**Prompt:** Only lines holding the word "Write" should be copied from the material.

**Recorded data:**
-------

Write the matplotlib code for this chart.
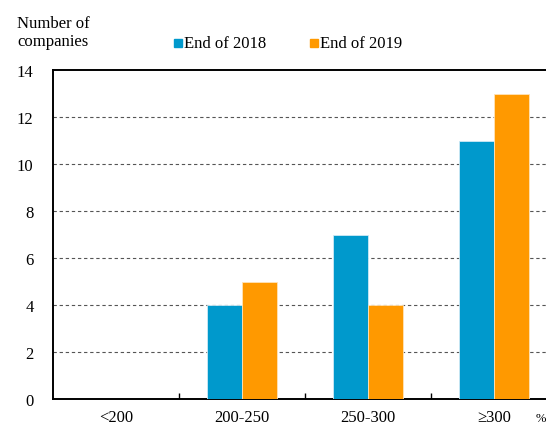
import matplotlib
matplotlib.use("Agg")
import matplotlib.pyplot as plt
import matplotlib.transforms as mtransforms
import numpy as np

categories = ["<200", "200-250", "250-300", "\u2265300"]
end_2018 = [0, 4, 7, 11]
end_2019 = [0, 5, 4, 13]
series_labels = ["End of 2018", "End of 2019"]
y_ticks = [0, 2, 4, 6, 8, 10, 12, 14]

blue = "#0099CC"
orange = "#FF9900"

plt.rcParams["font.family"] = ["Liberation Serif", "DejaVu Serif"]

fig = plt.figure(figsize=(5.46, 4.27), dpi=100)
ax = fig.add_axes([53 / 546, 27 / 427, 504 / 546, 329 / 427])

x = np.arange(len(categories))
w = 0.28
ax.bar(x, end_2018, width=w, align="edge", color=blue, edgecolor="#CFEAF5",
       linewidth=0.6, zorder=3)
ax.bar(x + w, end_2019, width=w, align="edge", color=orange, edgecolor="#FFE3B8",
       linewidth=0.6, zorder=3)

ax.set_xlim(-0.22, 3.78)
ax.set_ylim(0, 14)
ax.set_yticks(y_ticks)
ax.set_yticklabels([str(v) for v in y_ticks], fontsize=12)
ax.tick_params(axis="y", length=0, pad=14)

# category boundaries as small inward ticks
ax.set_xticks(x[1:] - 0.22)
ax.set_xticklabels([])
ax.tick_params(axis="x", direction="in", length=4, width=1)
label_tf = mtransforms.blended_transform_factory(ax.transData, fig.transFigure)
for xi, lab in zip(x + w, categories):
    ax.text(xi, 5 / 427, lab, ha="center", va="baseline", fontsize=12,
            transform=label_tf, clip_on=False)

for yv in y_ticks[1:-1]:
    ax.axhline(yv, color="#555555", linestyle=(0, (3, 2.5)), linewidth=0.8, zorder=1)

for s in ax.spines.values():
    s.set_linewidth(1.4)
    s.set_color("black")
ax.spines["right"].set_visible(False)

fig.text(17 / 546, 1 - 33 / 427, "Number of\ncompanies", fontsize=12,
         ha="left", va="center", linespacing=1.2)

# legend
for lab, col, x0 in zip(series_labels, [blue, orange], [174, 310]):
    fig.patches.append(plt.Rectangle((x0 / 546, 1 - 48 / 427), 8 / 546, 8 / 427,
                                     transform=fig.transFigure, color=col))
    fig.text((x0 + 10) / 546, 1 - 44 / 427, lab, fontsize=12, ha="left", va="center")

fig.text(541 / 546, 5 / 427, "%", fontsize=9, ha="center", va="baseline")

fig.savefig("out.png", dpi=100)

-------

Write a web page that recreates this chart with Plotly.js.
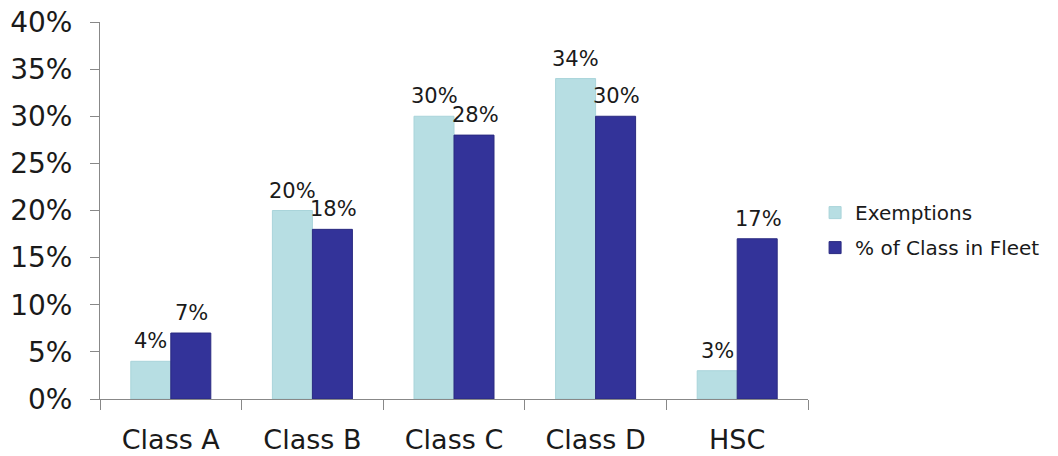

-------

**The response:**
Write the matplotlib code for this chart.
Write a web page that recreates this chart with Plotly.js.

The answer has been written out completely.